While at the Lampoon, she met and began a romantic relationship with writer Michael O’Donoghue, and the two would soon take part in the development of Lorne Michaels’ Saturday Night Live.
Along with her writing partner Rosie Shuster, Beatts, during her five seasons with the show, created such foundational SNL characters as Todd DiLaMuca and Lisa Loopner (played by Bill Murray and Gilda Radner), Laraine Newman’s Shirley Temple-like Child Psychiatrist, the lecherous Uncle Roy (Buck Henry) and two of Dan Aykroyd’s greatest hits: the cartoonishly sleazy salesman Irwin Mainway and Fred Garvin, the unlikely, schlubby male prostitute.
As one of SNL‘s first female voices, Beatts often spoke of the challenges and triumphs of those years. She famously clashed with the show’s early breakout star John Belushi, saying in a 2009 TV Academy interview that her early friendship with the volatile comedian soon gave way to resentment on his part.
“I had a complex relationship with Belushi,” she said. “Initially I felt very protective of him and thought of him as this sweet, pussycat guy…” Later, she continued, Belushi got “adversarial” with the women on the show and told “Lorne he should fire the girls and refused to be in pieces that we wrote.” Despite the strained friendship, Beatts said she considered Belushi “a genius.”
In all, Beatts was Emmy-nominated five times for SNL, winning twice.
In addition to SNL, Beatts created and produced the short-lived but fondly remembered Square Pegs. In the 2009 interview, Beatts said she chose to hire a mostly female writing staff since the sitcom was focuses on the friendship of two high school girls (played by Parker and Amy Linker). “They needed to be people who had been girls in high school,” Beatts said, adding that CBS demanded she hire comedy writer Andy Borowitz as “the token guy” on the writing staff.
Beatts said she learned of the show’s cancelation by reading the news in the New York Post, but was proud of the comedy’s influence on such future high school programs as My So-Called Life and Popular. “We were the first show to bring rock and roll back to television,” she said. “We were before Miami Vice.”

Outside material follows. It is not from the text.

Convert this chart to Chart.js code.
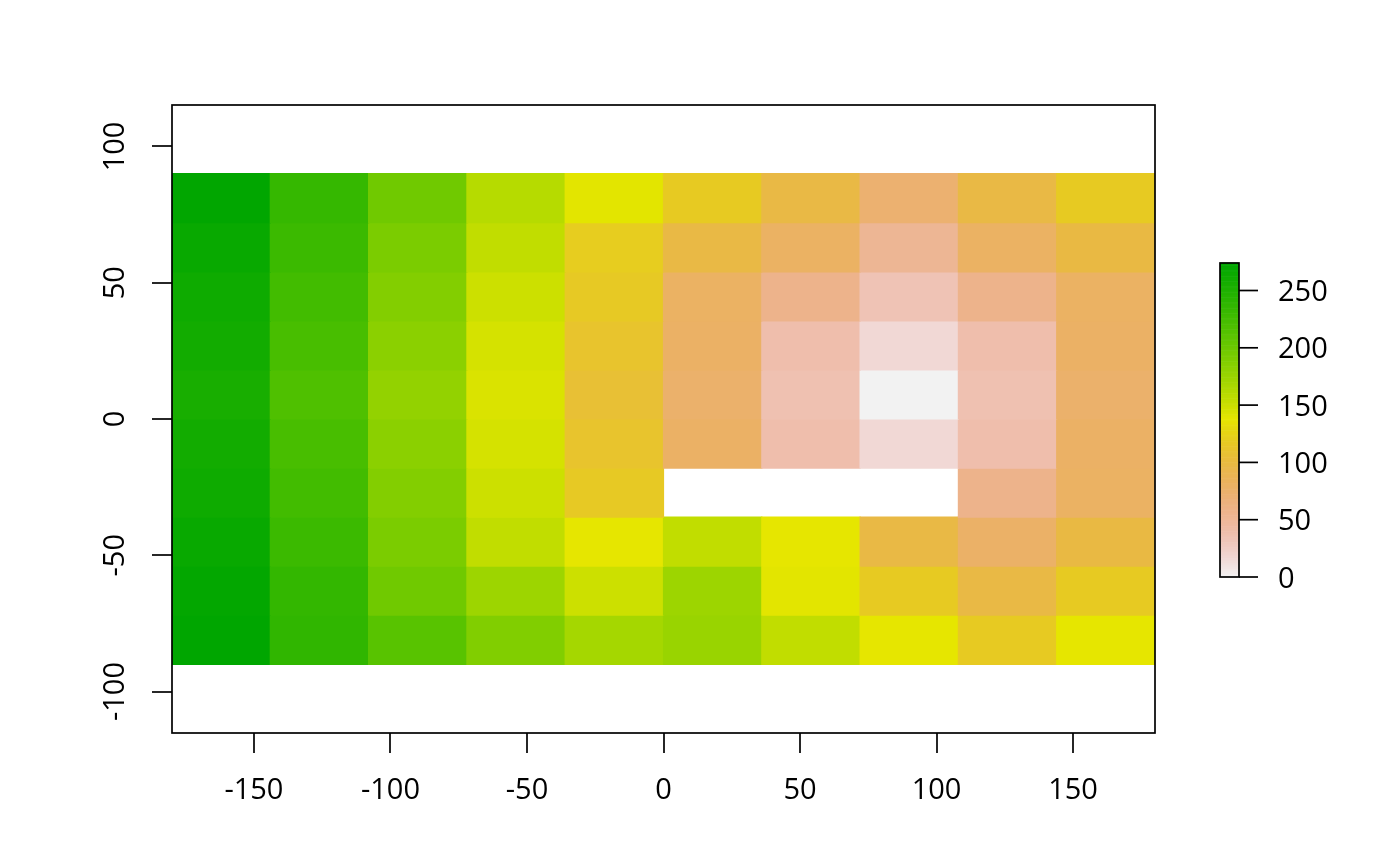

After Square Pegs, Beatts co-executive-produced the first season of NBC’s A Different World and in 1995 exec-produced the syndicated The Stephanie Miller Show.

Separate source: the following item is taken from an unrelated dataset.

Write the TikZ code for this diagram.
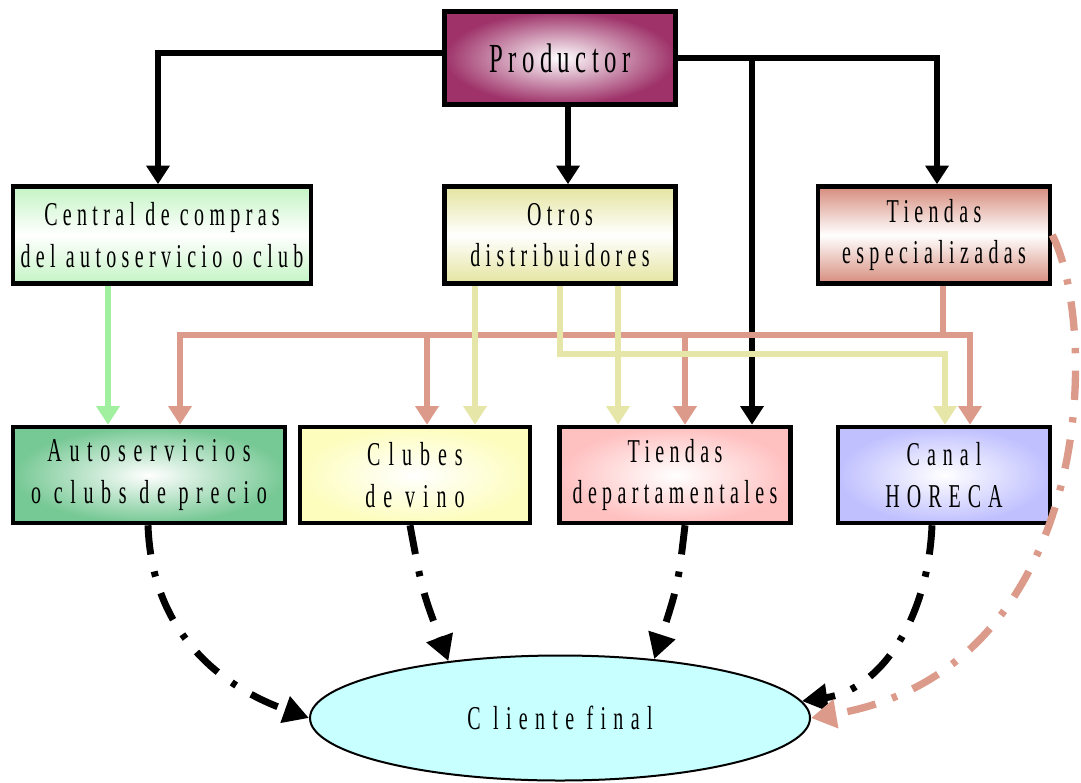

For Broadway, Beatts wrote the 1979 one-woman show Gilda Radnor – Live From New York, and rewrote early drafts of the book for the 1985 Ellie Greenwich jukebox musical Leader of the Pack. She later called her short-lived involvement in Leader of the Pack “a disaster” that made her “long for the creative freedom of network television.”

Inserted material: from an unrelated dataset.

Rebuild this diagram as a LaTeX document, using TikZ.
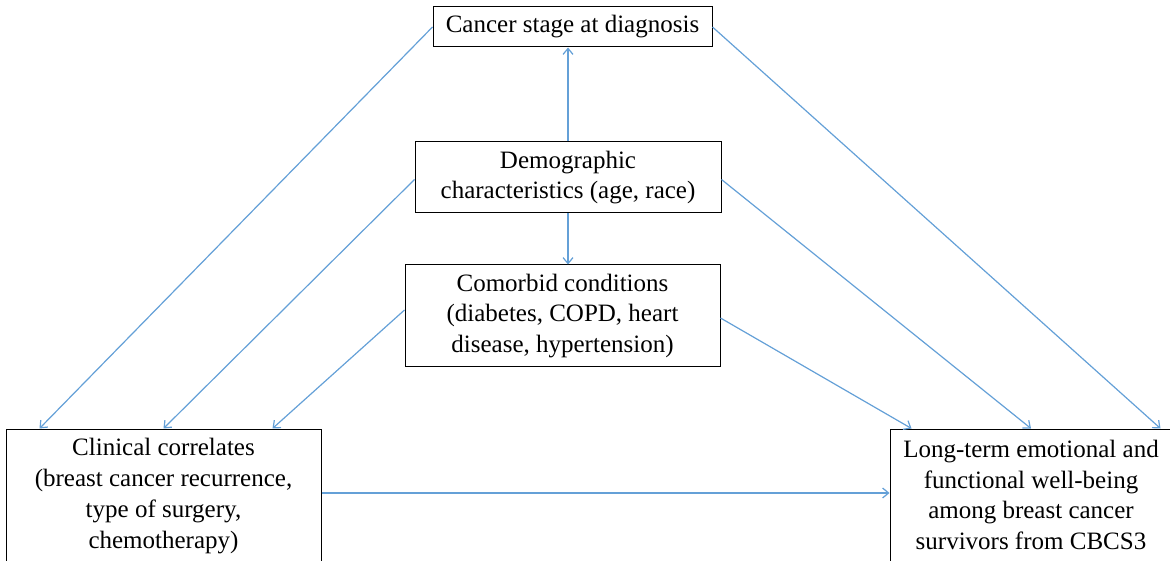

Her year producing A Different World, The Cosby Show spin-off starring Lisa Bonet, was also was “very difficult,” she said. “I think that it was hard working with a star who was kind of getting down with her funky self and falling in love with Lenny Kravitz during that period of time. Her hours didn’t accord well with the production of a network television show.”
In 2006, Beatts co-directed/produced the series John Waters Presents Movies That Will Corrupt You with her writing and producing partner Eve Brandstein for their B-Girls Productions. Among pilots Beatts and Brandstein wrote and produced were Julie Brown: The Show and The Belles of Bleeker Street. Pending new projects were The Girl In The Room (about women in professional comedy) and The Funny Boys (Life at The National Lampoon).
Beatts reportedly was involved in the development of a new Blues Brothers project with Aykroyd and Judy Belushi, John Belushi’s widow. She was an Adjunct Professor in the Writing Division at the University of Southern California’s School of Cinematic Arts, as well as at Chapman University’s Dodge College of Film and Media Arts.
She is survived by daughter Jaylene Beatts, sister Barbara, brother Murray, and nieces Kate and Jennifer.